In January, CCBC will launch its Aviation Academy, the first program in the region that gives high school students a head start on earning college credits while receiving training in aviation.
Students in grades 10 to 12 can choose between four pathways, including professional pilot, air traffic control, aerospace management and unmanned aerial vehicles. Under the dual enrollment program, students will spend half of the day at their high school and the other half taking courses in science, technology, engineering and math taught by CCBC faculty on campus at the college’s new Aviation Sciences Center in Chippewa.
CCBC held a ribbon-cutting ceremony Thursday to mark the opening of the facility.

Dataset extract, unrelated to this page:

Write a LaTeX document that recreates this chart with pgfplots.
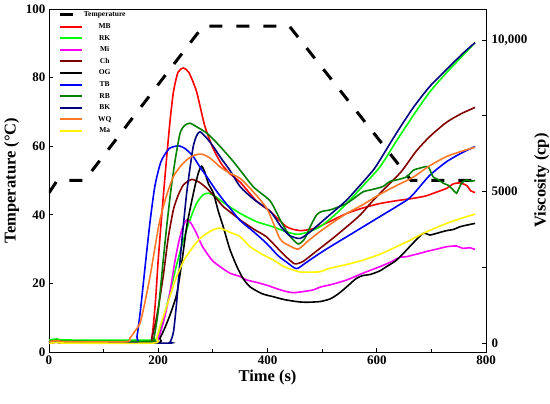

“Through partnerships, we are addressing high-priority workforce, economic development and quality-of-life needs for our county and region,” CCBC President Chris Reber said in a statement. “Today’s launch of our CCBC Aviation High School Academy is a shining example of how, when we come together to serve students, the outcome can be greater than the sum of the parts, and everyone wins.”
Students who spend three years in the academy can earn more than half of their associate’s degree credits by the time they graduate from high school.
CCBC is partnering with the Beaver County Airport Authority, local and state legislators, Moore aviation, ACES Aviation and the CCBC Foundation board for the academy.